With so many youngsters being given iPads, Wiis, Xboxes, iPhones, Game Boys, Nintendos, and other fantastic gadgets, is it likely that microscopy as a learning and recreational past-time for future generations is doomed? Maybe! It depends on people already enjoying what microscopy study brings to them to present the subject in more varied and interesting ways to the new generations. If you were born in the forties or fifties, you barely had the start of TV. It was far easier for us to become engaged in chemistry sets, crystal radios, valves, circuit boards astronomy, and microscopy - just to name a few fascinating areas where we could 'play' and learn at the same time. Today, hardly any schools (in the UK) have microscopes.



SILK WORM (LARVA)



Horse-fly Head

And whereas a young person quickly learns the intricacies of computer based devices, he or she soon gives up if presented with a microscope without guidance and encouragement. Films like Jurassic Park have worked well from a fictional perspective to explode youth interest in what are just really dusty stone fossils sitting in museum halls around the world. But imaginations are sparked, cross-over interest emerges, and the youth benefit. Alas, Mr. Spielberg with all his mighty talent, has missed the most evocative alien world of all: namely that one inside a garden pond, or on any kitchen surface. Had any imaginative film maker or story-teller tapped into the extraordinary creations just outside of un-aided sight, I am certain microscopes would be finding their way into millions of homes, and microscopy subjects would be appearing in computer games and on tee-shirts faster than a flagellate could 'flick' its flagella.

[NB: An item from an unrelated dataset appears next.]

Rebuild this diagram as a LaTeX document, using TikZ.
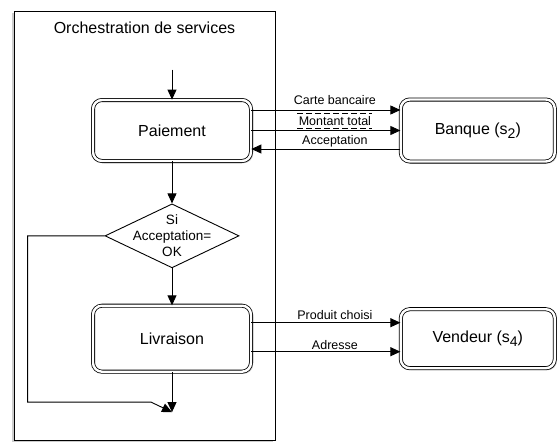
\documentclass[tikz,border=0pt]{standalone}
\usepackage{fontspec}
\setmainfont{Liberation Sans}
\usepackage{tikz}
\usetikzlibrary{positioning}
\usetikzlibrary{arrows.meta}
\usetikzlibrary{shapes.geometric}
\usetikzlibrary{shadows}
\newcommand{\serviceindex}[1]{\raisebox{-4pt}{\fontsize{14}{14}\selectfont #1}}
\tikzset{%
  orchestration/.style={
    rectangle,
    draw,
    line width=0.9pt,
    fill=white,
    inner sep=0pt,
    minimum width=261pt,
    minimum height=429pt,
    drop shadow={opacity=0.4, shadow xshift=-2pt, shadow yshift=-1.5pt}
  },
  service/.style={
    rectangle,
    rounded corners=9pt,
    draw,
    double,
    double distance=2.4pt,
    line width=0.8pt,
    fill=white,
    drop shadow={opacity=0.4, shadow xshift=2pt, shadow yshift=-2pt},
    minimum width=158pt,
    minimum height=61pt,
    font=\fontsize{16}{19}\selectfont
  },
  test/.style={
    diamond,
    draw,
    line width=0.9pt,
    inner sep=0pt,
    minimum width=134pt,
    minimum height=64pt
  },
  message/.style={
    font=\fontsize{12.5}{14}\selectfont,
    inner sep=1pt,
    xshift=9pt
  },
}

\begin{document}
\begin{tikzpicture}[x=1pt,y=1pt]
      \tikzstyle{line} = [draw, -{Triangle[length=10pt,width=9pt]}, line width=0.9pt]
      \useasboundingbox (0,0) rectangle (557,-442);

      % Orchestration
      \node[orchestration] (orch) at (144.5,-225.5) {};
      \node[below = 8pt of orch.north, font=\fontsize{16}{19}\selectfont] (titre) {Orchestration de services};

      % Paiement
      \node[service] (paiement) at (172,-130.5) {Paiement};
      \coordinate[above = 30pt of paiement.north] (debut);

      % Test on the answer
      \node[test, below = 42pt of paiement] (si) {};
      \node[align=center, inner sep=0pt, font=\fontsize{13.5}{16}\selectfont] (condition) at (si) {Si\\Acceptation=\\OK};

      % Livraison
      \node[service, minimum height=66pt, below = 37pt of si] (livraison) {Livraison};
      \coordinate[below = 40pt of livraison.south] (fin);

      % Banque & Vendeur
      \node[service, minimum width=154pt, minimum height=62pt, right = 149pt of paiement] (banque) {Banque (s\serviceindex{2})};
      \node[service, minimum width=154pt, minimum height=59pt, right = 149pt of livraison] (vendeur) {Vendeur (s\serviceindex{4})};

      % flow inside the orchestration
      \path[line] (debut) -- (paiement);
      \path[line] (paiement) -- (si);
      \path[line] (si) -- (livraison);
      \path[line] (livraison) -- (fin);
      \path[line] (si.west) -- ++(-77,0) |- ([xshift=-21pt,yshift=10pt]fin) -- (fin);

      % paiement <-> banque
      \path[line] ([yshift=20.5pt]paiement.east) -- node[message, above=4pt] (carte) {Carte bancaire} ([yshift=20.5pt]banque.west);
      \path[line] (paiement.east) -- node[message, above=3pt] (montant) {Montant total} (banque.west);
      \draw[dashed, dash pattern=on 6pt off 3pt, line width=0.8pt] ([yshift=2pt]montant.north west) -- ([yshift=2pt]montant.north east);
      \draw[dashed, dash pattern=on 6pt off 3pt, line width=0.8pt] ([yshift=-1pt]montant.south west) -- ([yshift=-1pt]montant.south east);
      \path[line] ([yshift=-18.5pt]banque.west) -- node[message, above=0pt] (acceptation) {Acceptation} ([yshift=-18.5pt]paiement.east);

      % livraison -> vendeur
      \path[line] ([yshift=16pt]livraison.east) -- node[message, above=1.5pt] (produit) {Produit choisi} ([yshift=16pt]vendeur.west);
      \path[line] ([yshift=-13pt]livraison.east) -- node[message, above=0.5pt] (adresse) {Adresse} ([yshift=-13pt]vendeur.west);
\end{tikzpicture}
\end{document}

Are we the last? Are we, the older, the people who started life before computers for the masses, solid state electronics, moon walks, memory sticks, and social impoliteness as the norm; are we - the slowly late-life ageing few - the last small-world observers and custodians of microscopy walking the planet. Are we the final legacy of a great Victorian era? If so, then you and I are like brothers and sisters. We are the ones who kept alive (still keep alive) an extraordinary facet of human endeavour which can be practiced by anyone relatively cheaply and completely engaging without the need of electronic whiz-bangs or expensive travel.

I, for one, would love to see future generations discover the singular pleasure of fetching some water from a garden pond, putting it under a microscope and marvelling at the way life penetrates tiny space and the way it creates worlds within worlds. At its most basic level microscopy may not teach one a lot of science to use in life but it can certainly make you wonder more about our own limited existence.